Nursery Rhymes

Humpty Dumpty sat on a wall. Image by Loren Elkin from Pixabay

We all appreciate that human individuals progress through stages of cognitive development on the way to adulthood. A toddler is simply not equipped to run a country (hold your quips): the brain hasn’t fully developed. Infants love the game of peek-a-boo precisely because they have not yet cemented the idea of object permanence. Language capability improves over many years—decades, actually. Brains are not “fully” developed until the late twenties (yet assert mastery starting in the teen years).

But, what does “fully” developed mean? It means significant further development in structure or capability is not to be expected. Does it mean that brains reach some theoretical ultimate capability—no more improvements possible—or do they maybe stop short of perfection? Why would evolution produce anything substantially better than what provides sufficient selective advantage in an ecological context, in simultaneous consideration of all other organism attributes and the biodiverse and social environments in which they operate? The tangled difficulty of that sentence barely hints at the immense contextual complexity involved.

So, every last one of us ceases brain development well short of some notional limit. Does that stopping point cross the threshold of being able to master all knowledge or understanding about Life, the Universe, and Everything? Of course not. Evidence abounds. So, we will never comprehend it all, given our limited meat-brains.

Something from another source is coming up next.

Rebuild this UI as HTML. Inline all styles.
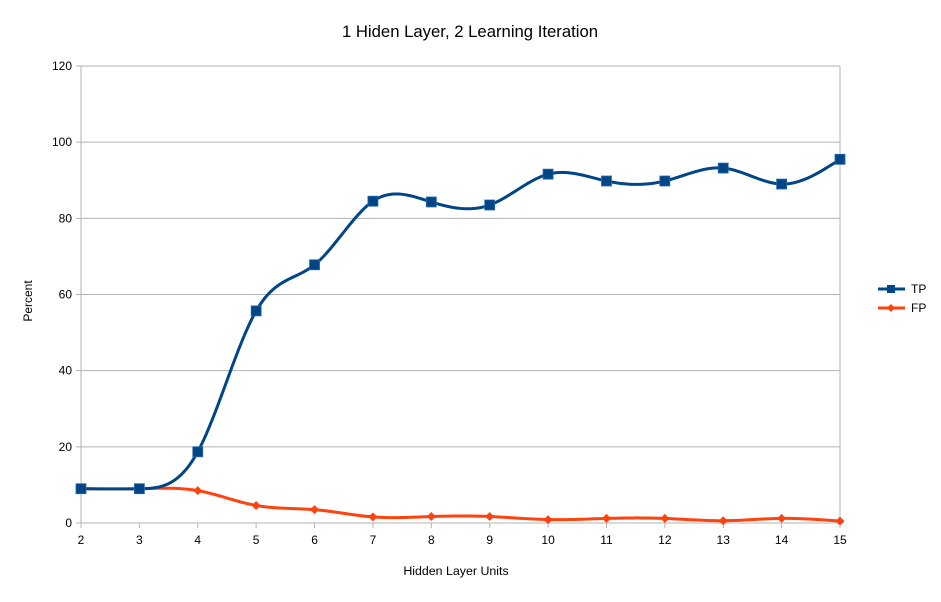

All this echoes things I’ve said before. What’s new in this post is what I hope will be a helpful analogy to how adults present ideas to children possessing less-developed brains—thus the Nursery Rhyme title. Since adult human brains also stop short of “full” development, how might we expect our imperfect brains to interact with what we can’t fully understand? We encounter this conundrum all the time in giving “sufficient” accounts to children that are effective, even if they must be over-simplified or distorted to get the point across. So, how would a hypothetical species possessing far more wisdom explain the incomprehensible to us, as if we were children to them?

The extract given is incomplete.